Ok, but nowhere in the paper can I find what these three questions are, precisely. And that matters. Travel diaries tend to drive me crazy because transportation agencies seldom cognitively test their surveys with psychologists before administering them. I don’t know whether SCAG did so, but if they did, it would surprise me. Few people in transport are trained this way. This lack of testing isn’t something the authors of the study can do anything about; it’s not their survey. It’s just a problem that bugs me about agency-administered surveys in general.
But the questions they used to combine for their index should be explained in the article. Am I just missing it?
Splitting the sample means they are going to run into more trouble than otherwise when they begin to bring in their neighborhood level variables–which, for all practical purposes–work like another strata on the data. It’s not really clear what the split sample accomplishes for them that using the preference variables or indexes as controls wouldn’t accomplish just as well. The case for stratifying isn’t made clear to me anyway.

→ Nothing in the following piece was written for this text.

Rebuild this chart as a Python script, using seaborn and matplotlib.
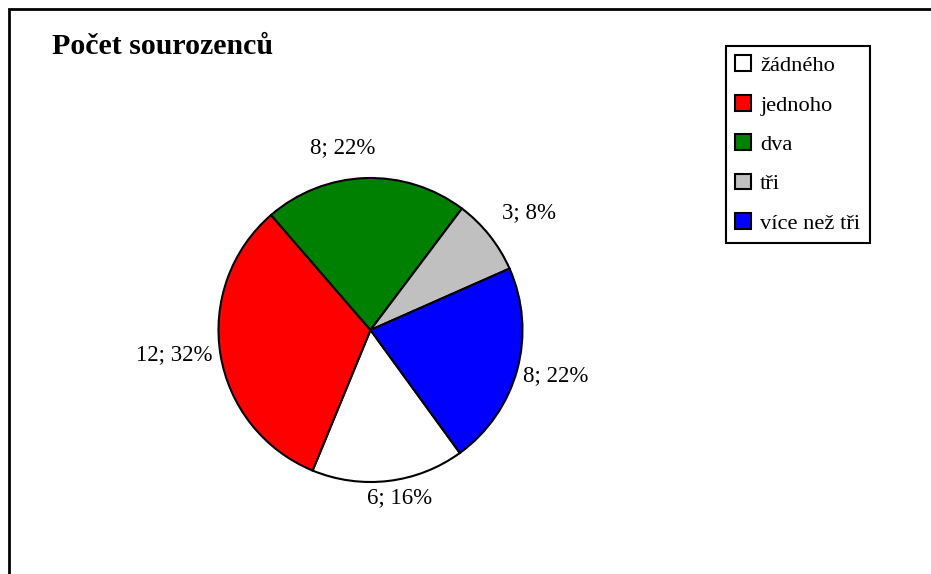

They are trying to figure out if built environment and safety variables produce more of an effect for those with different levels of preference towards walking in the first place. They are also, I suspect, trying to figure out if people sorted themselves by residential preference according to preference towards walking: those who very much prefer walking might be expected to, all things equal, buy houses in neighborhoods with more walking amenities. They don’t seem to see that effect here, which probably just means they can’t control for enough residential neighborhood variables to see an effect, or the effect is simply dominated by preferences for other things, like schools.
Their dependent variable is a count of walking trips.
These glitches notwithstanding, they have some interesting results, but what I find interesting, they don’t seem to find interesting. First, we’ll look at what they find interesting. They find that for those who have a high preference for walking, violent crime rates do not dampen the individuals’ tendency to walk much. And, in turn, a good supply of neighborhood walking destinations–a la the mixed use that planners promote so tirelessly–allows those with the preference towards walking to satisfy that preference. Yay! However, violent crimes seem to really reinforce lack of walking among those who show little preference for it–as we would expect–and no amount of neighborhood design seems to influence them to walk more. In fact, the Jane Jacobs idea–short blocks, lots of intersections thing seems to dissuade them! (I TOLD YOU PEOPLE SO! I’ve been saying it for years. Not everybody loves short blocks with lots of opportunities to get hit by a car!! Did you listen? NOOOO).
As long as I am behaving childishly, let’s look at the finding I think is interesting that they don’t comment on: the biggest factor that dampens the high walking group appears to be having children in the household. Don’t you think that’s interesting? I do. It’s a big effect size, too–bigger even than the effect that violent crime rates has on discouraging walking. The low walk group isn’t affected by having kids in any way. So if you want to stay with active transport, don’t have children. 🙂
It would be interesting to see–which they probably can’t do with these data–whether violent crime rates are informing the negative attitudes about walking to begin with.